35 Jahre nach der Grenzöffnung: Fest an der Schwarzach offenbart gute Nachbarschaft
„Grenze streichen, Hände reichen“ ist das Motto beim Jubiläum zur Grenzöffnung in Schwarzach vor 35 Jahren. Viele Menschen feiern an der Grenzbrücke und anschließend in der Festscheune der Familie Ried.
Erich Vogl aus Charlottenthal fährt mit dem Finger auf der Dorfstraße von Oberhütten entlang. Das Foto in der Ausstellung des Stadlerner Museums zeigt das Haus, aus dem seine Mutter und seine Großeltern einst vertrieben wurden. Er selbst wurde 1949 in einer Flüchtlingsbaracke in Schönsee geboren. Nebenan ist Bohuslav Balcar aus Domazlice in ein anderes Foto vertieft. Er hat das Kasernengebäude entdeckt, wo er 1968 als tschechischer Grenzsoldat seinen Pflichtdienst verrichtete. Die Jubiläumsveranstaltung „35. Jahrestag der Grenzöffnung in Schwarzach“ führte am Samstag zahlreiche Besucher von beiden Seiten der Grenze direkt am Grenzbach zusammen.

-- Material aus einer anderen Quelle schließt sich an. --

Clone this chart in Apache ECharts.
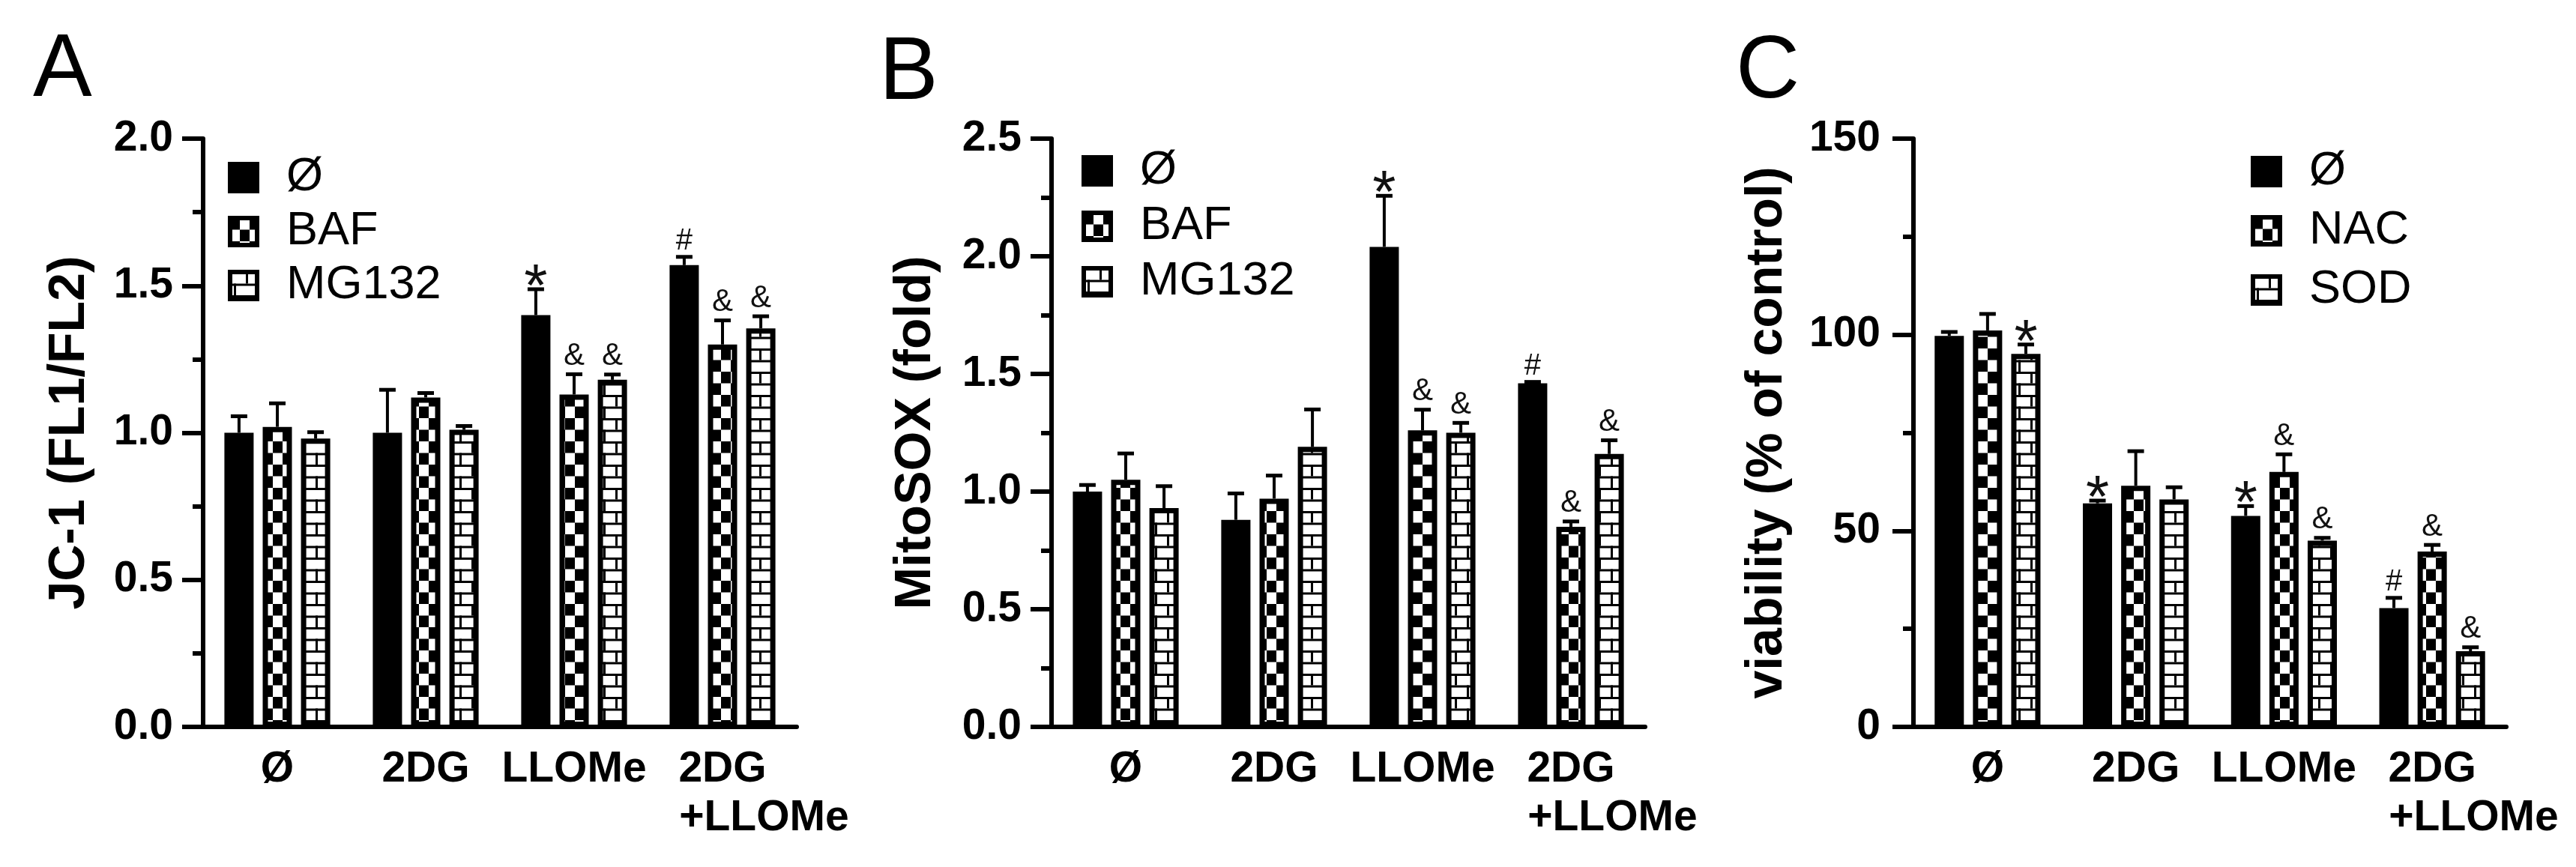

„Grenze streichen, Hände reichen“ lautete das Motto der Gedenkveranstaltung, die vom Centrum Bavaria Bohemia, der Gemeinde Stadlern und der Stadt Pobezovice (Ronsperg) ausgerichtet wurde. Bei Birgit Höcherl und Kamila Juzlova liefen die Fäden der Organisation zusammen. Alle Programmpunkte wurden synchron übersetzt.
Szenen der Freundschaft
Dass dieses Jubiläumsmotto nicht nur ein Festtagsthema ist, wird im gemeinschaftlichen Feiern der Menschen von beiden Seiten der Grenze deutlich. Der konkrete Beweis für die langjährige gute Nachbarschaft und Freundschaft wird in acht Dialogszenen vor Augen geführt, wobei sich das unkomplizierte Zusammenwirken in vielfältigen Lebens- und Berufsbereichen offenbart.
Peter Rettinger von der FFW Weiding kommt zusammen mit seinem tschechischen Kollegen Petr Vejvancicky zu Wort, ebenso wie der Unternehmer Michael Koller zusammen mit Jaroslav Sebesta, aber auch Jugendliche, Sportler, Landwirte, Lehrer und Gastwirte aus Bayern und dem Nachbarland erzählen von ihren Verbindungen. Die Reden von Bürgermeister Gerald Reiter und seines Kollegen Martin Kopecky aus Pobezovice enden mit einer freundschaftlichen Umarmung der beiden Kommunalpolitiker.
Angeregte Gespräche
Nach der Feier auf der Grenzbrücke verlagerte sich das Festgeschehen unter den Klängen der Kapelle Bockl Blech aus Waidhaus in die zum Festsaal umfunktionierte Scheune von Herbert Ried, wo eine aufschlussreiche Ausstellung historischer Fotos aus dem Stadlerner Museum und von Zdenek Prochazka für zahlreiche Besucher in angeregte Gespräche mündete. Viele Betrachter tauchten in die Welt ihrer Eltern und Großeltern ein, die aufgrund der Vertreibung aus den Grenzorten durch das kommunistische Regime in der damaligen Tschechoslowakei ihre Heimat verloren hatten.
Die Gespräche kreisten auch um die jahrzehntelange Abriegelung. „Der Grenzstreifen wurde zu einem entvölkerten, unbewohnten Gebiet“, erzählte Stadlerns Bürgermeister Gerald Reiter. Er blendete auf seine Kindheit, „als es eine Mutprobe war, über den Grenzbach zu springen“. Ansonsten hatten auf westlicher Seite die patrouillierenden amerikanischen Soldaten und der Bundesgrenzschutz in diesem abgelegenen Grenzstreifen das Sagen.
Das Ganze änderte sich, als Ende 1989 das kommunistische Regime in der Tschechoslowakei fiel und sich in der Folgezeit Begegnungen entwickelten. „Hier in Schwarzach geschah dies vor genau 35 Jahren“, merkte der Bürgermeister an. Auch die stellvertretende Landrätin Birgit Höcherl erinnerte sich an Kindheitserlebnisse am einstigen hermetisch abgeriegelten Eisernen Vorhang. „Umso schöner ist es, dass wir dieses Fest heute feiern können in Verbundenheit und Freundschaft mit unseren tschechischen Nachbarn“, leitete sie zur geselligen Runde im Feststadel über, wo der örtliche Heimatverein St. Anna Waier-Schwarzach für die Bewirtung der Gäste sorgte.